The studies led by an Indian neurologist, an Israeli biologist, and an American immunologist – all in the US – that appeared on Thursday in the journal Nature gives the first scientific evidence to associate high salt intake with autoimmune diseases. The rigour and the complementary features of the three studies and the relative ease of asking patients with autoimmune diseases to restrict their salt intake seem to warrant quick human trials.

The scientists caution that their results are based on studies on mice and human cells in laboratories, but their findings are significant enough to justify human clinical studies to evaluate the role of salt as a risk factor in autoimmune diseases — conditions in which the immune system turns on and hurts the body”s own organs and tissues.

“The role of high salt diet in autoimmunity in humans has not been tested yet,” said Vijay Kuchroo, professor of neurology at the Harvard Medical School, and principal investigator of one of the studies, while stressing that “these studies lead to a nice hypothesis that could be tested in humans.”

Kuchroo, who graduated in veterinary medicine from Hisar in Haryana and got a PhD in pathology from Australia, before moving to Harvard to pursue neurology, and his collaborators set out to decipher the molecular circuitry involved in the development of a set of white blood cells called Th17 cells that promote inflammation and protect the body from microbes.

But Th17 cells have also been implicated in several autoimmune diseases including ankylosing spondylitis, rheumatoid arthritis, the skin disorder called psoriasis, and the neurological disorder called multiple sclerosis.

The researchers took 18 snapshots of Th17 cells to identify major hubs and nodes involved in their development and spotted a key enzyme that controls the uptake of salt by these cells.
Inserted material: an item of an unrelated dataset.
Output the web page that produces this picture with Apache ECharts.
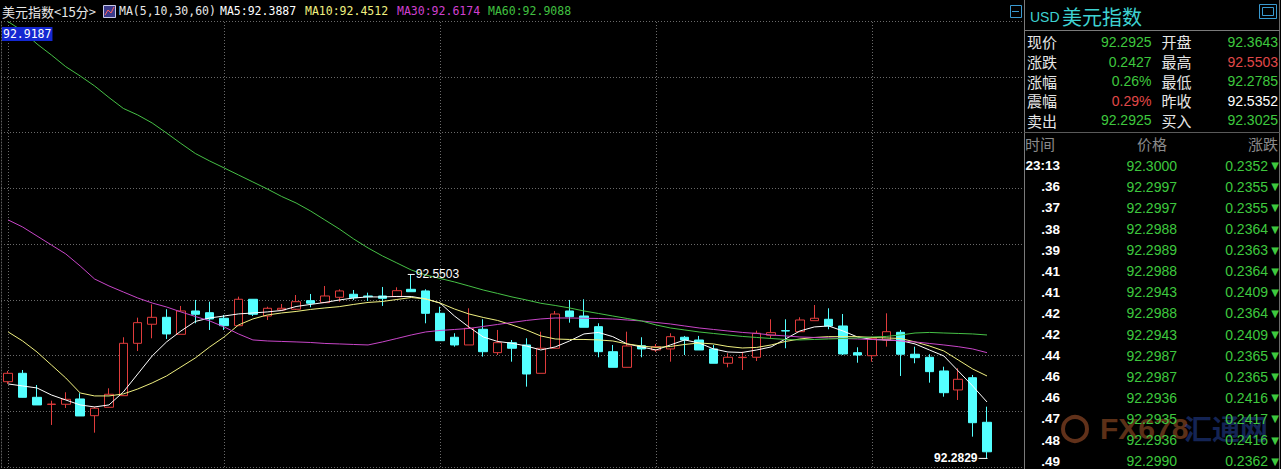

They, then, studied the effect of high salt on Th17 and observed that extra salt enhanced the development of disease-causing Th17 cells and exacerbated autoimmunity in mice.

In two studies, Kuchroo, collaborating with Israeli biologist Aviv Regev at the Massachusetts Institute of Technology, and Hongkun Park, a chemist at Harvard University, worked with mouse cells and mouse models of autoimmune disease. “We wanted to understand how the body gets the right kind of immune cells in the right amount, and how it keeps those cells at the right activity level,” said Regev, an associate professor at MIT and scientist at the Broad Institute.

In the third study, David Hafler, an American immunologist at Yale University and his colleagues independently demonstrated through studies on human cells that high salt can drive autoimmune diseases through Th17 cells.

Hafler and his colleagues are in the process of seeking institutional approval to try a low salt diet in a number of acute clinical situations of inflammation. “If one weighs the potential benefit versus risk, it is hard to argue against a low salt diet, particularly in the context of measuring circulating Th17 cells,” Hafler said.

“Salt could be one more thing on a list of predisposing environmental factors that promote the autoimmunity. We suspect other factors such as infection, smoking, and lack of sunlight and vitamin D may also play a role,” Kuchroo said.

The incidence of autoimmune diseases varies — from 1 to 20 cases of inflammatory bowel disease per 100,000 persons per year, about 40 cases of rheumatoid arthritis per 100,000 persons year year, and 1 to 14 cases of ankylosing spondylitis per 100,000 persons.

Autoimmune diseases are currently treated through drugs that alleviate symptoms or suppress the components of the immune system causing the diseases. There are treatments, but no cure, but evaluating the effect of salt restriction should be easy, scientists point out.

They believe the knowledge of the biological hubs and nodes involved in Th17 development may also help them design new drugs for autoimmune disorders. “If we understand the network, we can pinpoint nodes to target,” said Amit Awasthi, a team member who has since moved to the Translational Health Science and Technology Institute in Faridabad in Haryana.